My second van is a pipedream. I’ve got one. It’s not the best van in the world but it is my van. Love it or not, we’re in this together now. I make an appointment for an auto-electrician to take a look at the battery, to hopefully clear my worries once and for all. Might as well try and make a go of this thing. I drive back towards the town of Waipukurau ready for my appointment the next day. Mountains appear in the distance. I think it’s the Ruahine range. They look straight out of a geography text book, the tree line obvious. Grey peaks still without snow. I’m not going all the way, not today anyway. I’m going into the woods. Bursting through cobwebs face first. Pulling strings out of my hair, my beard, hoping there’s nothing on the end of it. I’m surrounded by the chattering of what I think is parakeets. A keruru, the native pigeon, launches out of a tree, wings pounding. A little brown and white bird I don’t yet know the name of flutters across the trail. A tui gurgles somewhere in the canopy. Something else bursts from the understory. Tree roots lock together like embracing arms. Trunks rise straight up to the canopy, branches spreading like tentacles. The forest is alive.
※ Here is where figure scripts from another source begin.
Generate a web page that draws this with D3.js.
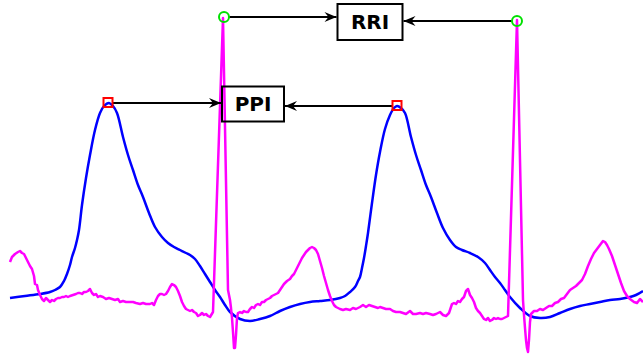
<!DOCTYPE html>
<html>
<head>
<meta charset="utf-8">
<script src="https://cdn.jsdelivr.net/npm/d3@7"></script>
<style>
  body { margin: 0; background: #fff; }
  .box text { font-family: "DejaVu Sans", sans-serif; font-weight: bold; font-size: 20px; }
</style>
</head>
<body>
<script>
// ECG samples [t, amplitude]
var ecg = [
  [0,95],[2,100],[5,103],[8,105],[10,106],[12,104],[14,103],[16,99],[18,95],[20,91],[22,88],[24,81],[25,73],[27,72],[28,67],
  [30,62],[32,58],[34,56],[36,59],[38,57],[40,55],[42,57],[44,56],[46,58],[48,59],[50,59],[52,60],[54,60],[56,61],[58,60],
  [60,61],[63,62],[66,63],[68,64],[70,64],[72,63],[74,65],[76,65],[78,66],[80,68],[82,64],[84,62],[86,63],[88,60],[90,61],
  [93,60],[96,58],[99,59],[102,58],[105,57],[108,58],[110,55],[113,56],[116,55],[120,55],[123,55],[126,54],[130,53],[133,54],
  [136,53],[140,53],[142,54],[144,52],[146,57],[148,61],[150,63],[152,63],[154,62],[156,63],[158,66],[160,70],[162,73],[164,72],
  [166,70],[168,66],[170,61],[172,55],[174,51],[176,48],[178,47],[180,46],[182,47],[184,45],[186,44],[188,41],[190,42],[192,44],
  [194,42],[196,43],[198,41],[200,40],[203,45],[213,339],[218,67],[220,57],[221,49],[222,39],[223,25],[224,9],[225,9],[226,22],
  [227,39],[228,44],[230,45],[232,44],[234,46],[236,45],[238,45],[240,48],[242,50],[244,49],[246,52],[248,53],[250,52],[252,55],
  [254,55],[256,57],[258,58],[260,59],[262,61],[264,62],[266,63],[268,64],[270,67],[272,70],[274,73],[277,76],[280,78],[282,81],
  [284,83],[286,87],[288,91],[290,95],[292,99],[294,102],[296,105],[298,107],[300,109],[302,110],[304,109],[306,107],[308,103],
  [310,96],[312,89],[314,81],[316,74],[318,67],[320,61],[322,56],[324,52],[326,50],[328,49],[330,48],[333,47],[336,48],[340,47],
  [343,49],[346,48],[350,50],[353,52],[356,50],[359,52],[362,51],[365,50],[368,49],[370,50],[373,49],[376,48],[380,48],[383,46],
  [386,45],[390,45],[393,44],[396,43],[400,46],[403,43],[406,43],[410,44],[413,43],[416,44],[420,43],[423,42],[426,43],[430,45],
  [433,42],[436,41],[439,44],[442,53],[444,54],[446,53],[448,56],[450,55],[452,58],[454,60],[456,66],[458,68],[460,62],[462,59],
  [464,55],[466,49],[468,46],[470,44],[472,41],[474,38],[476,37],[478,39],[480,36],[482,37],[484,39],[486,38],[488,39],[490,38],
  [492,38],[494,39],[496,40],[498,41],[507,337],[513,57],[514,42],[515,29],[516,17],[517,9],[518,5],[519,17],[520,35],[521,43],
  [524,46],[527,46],[530,48],[533,47],[536,49],[539,51],[542,51],[545,54],[548,55],[551,58],[554,59],[557,63],[560,67],[563,69],
  [566,71],[569,74],[572,77],[575,83],[578,91],[581,98],[584,104],[587,108],[590,112],[593,116],[595,115],[597,112],[599,108],
  [602,101],[605,92],[608,83],[611,74],[614,66],[617,61],[620,58],[624,55],[627,54],[630,58],[633,55]
];

// PPG samples [t, amplitude]
var ppg = [
  [0,59],[15,61],[30,63],[40,65],[45,67],[50,70],[54,76],[57,83],[60,92],[62,100],[65,109],[67,117],[69,127],[72,152],[76,179],
  [80,202],[85,227],[90,244],[94,251],[99,254],[103,251],[107,244],[113,220],[118,202],[123,187],[128,172],[133,160],[139,144],
  [145,130],[152,120],[158,114],[164,110],[170,107],[176,104],[180,102],[185,98],[190,91],[195,83],[200,75],[205,67],[210,60],
  [215,52],[220,45],[230,38],[240,36],[250,38],[260,41],[270,46],[280,50],[290,53],[300,55],[310,56],[320,57],[330,59],[335,61],
  [340,65],[345,70],[348,76],[350,80],[352,89],[354,99],[356,111],[358,124],[362,154],[366,182],[370,205],[375,228],[380,242],
  [384,249],[387,251],[391,249],[395,244],[401,220],[406,202],[411,187],[416,172],[421,160],[427,144],[433,129],[440,117],
  [446,110],[452,107],[460,104],[468,100],[475,94],[480,87],[485,80],[490,74],[495,67],[500,60],[510,49],[520,41],[530,39],
  [540,40],[550,44],[560,48],[570,51],[580,53],[590,55],[600,57],[610,58],[620,60],[626,62],[633,66]
];

// detected peaks
var rPeaks = [[214, 340], [507, 336]];
var pPeaks = [[98, 254], [387, 251]];

// interval labels and their centres
var labels = ["RRI", "PPI"];
var labelPos = [[360, 335], [243, 253]];

var width = 643, height = 357;

var x = d3.scaleLinear().domain([0, 633]).range([10, 643]);
var y = d3.scaleLinear().domain([0, 340]).range([357, 17]);

var svg = d3.select("body").append("svg")
  .attr("width", width)
  .attr("height", height);

svg.append("defs").append("marker")
  .attr("id", "arrow")
  .attr("viewBox", "-13 -6 13 12")
  .attr("refX", 0)
  .attr("refY", 0)
  .attr("markerWidth", 13)
  .attr("markerHeight", 12)
  .attr("markerUnits", "userSpaceOnUse")
  .attr("orient", "auto")
  .append("path")
  .attr("d", "M0,0 L-12,-5 L-8,0 L-12,5 Z")
  .attr("fill", "#000");

var line = d3.line()
  .x(function(d) { return x(d[0]); })
  .y(function(d) { return y(d[1]); });

// PPG line (smooth)
svg.append("path")
  .datum(ppg)
  .attr("fill", "none")
  .attr("stroke", "#0000ff")
  .attr("stroke-width", 2.5)
  .attr("d", line.curve(d3.curveCatmullRom));

// ECG line
svg.append("path")
  .datum(ecg)
  .attr("fill", "none")
  .attr("stroke", "#ff00ff")
  .attr("stroke-width", 2.5)
  .attr("stroke-linejoin", "round")
  .attr("d", line.curve(d3.curveLinear));

// boxes
var boxW = [65, 62], boxH = [36, 35];
var boxes = svg.selectAll(".box").data(labels).enter().append("g")
  .attr("class", "box")
  .attr("transform", function(d, i) {
    return "translate(" + x(labelPos[i][0]) + "," + y(labelPos[i][1]) + ")";
  });

boxes.append("rect")
  .attr("x", function(d, i) { return -boxW[i] / 2; })
  .attr("y", function(d, i) { return -boxH[i] / 2; })
  .attr("width", function(d, i) { return boxW[i]; })
  .attr("height", function(d, i) { return boxH[i]; })
  .attr("fill", "none")
  .attr("stroke", "#000")
  .attr("stroke-width", 2);

boxes.append("text")
  .attr("text-anchor", "middle")
  .attr("dy", "0.36em")
  .text(function(d) { return d; });

// arrows from peaks to boxes
function arrow(px, py, tx) {
  svg.append("line")
    .attr("x1", px).attr("y1", py)
    .attr("x2", tx).attr("y2", py)
    .attr("stroke", "#000")
    .attr("stroke-width", 2)
    .attr("marker-end", "url(#arrow)");
}
var rri = labelPos[0], ppi = labelPos[1];
arrow(x(rPeaks[0][0]) + 5, y(rPeaks[0][1]), x(rri[0]) - boxW[0] / 2 - 1);
arrow(x(rPeaks[1][0]) - 5, y(rPeaks[1][1]), x(rri[0]) + boxW[0] / 2 + 1);
arrow(x(pPeaks[0][0]) + 5, y(pPeaks[0][1]), x(ppi[0]) - boxW[1] / 2 - 1);
arrow(x(pPeaks[1][0]) - 5, y(pPeaks[1][1]), x(ppi[0]) + boxW[1] / 2 + 1);

// R peak markers
svg.selectAll(".rpk").data(rPeaks).enter().append("circle")
  .attr("cx", function(d) { return x(d[0]); })
  .attr("cy", function(d) { return y(d[1]); })
  .attr("r", 5)
  .attr("fill", "none")
  .attr("stroke", "#00e000")
  .attr("stroke-width", 2);

// PPG peak markers
svg.selectAll(".ppk").data(pPeaks).enter().append("rect")
  .attr("x", function(d) { return x(d[0]) - 4.5; })
  .attr("y", function(d) { return y(d[1]) - 5; })
  .attr("width", 9)
  .attr("height", 9)
  .attr("fill", "none")
  .attr("stroke", "#ff0000")
  .attr("stroke-width", 2);
</script>
</body>
</html>
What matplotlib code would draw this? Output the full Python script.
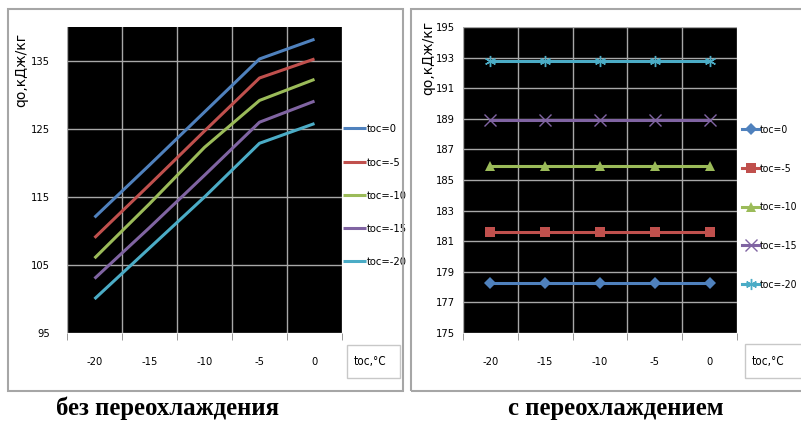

As I park up for the day the sun comes out in full force. The air is genuinely hot. I open all the doors on the van, knowingly letting the bugs in but also letting the air out. I can shed layers, get a chair out, open my book. The good times don’t last for long. The temperature begins to fall. The day becomes inevitably harder. Peaking at maximum discomfort when the light has also faded. I could go inside, to the cramped, comfort of my van. The push lights aren’t quite good enough to read comfortably by. I’m limited on what I can do. There’s no power, no WiFi. I’m reluctant to use my phone. Too often I find myself sitting in the dark, thinking about better outcomes to past decisions. Having conversations that might have gone better. Listing the tasks I didn’t do, but probably should have done before I left home. Dinner is no longer just a source of nutrition but also a distraction. Something to pass another half an hour. Another second closer to accepting the decision to get into bed. In this way time stretches out. The first week has been made up of long drives and longer evenings.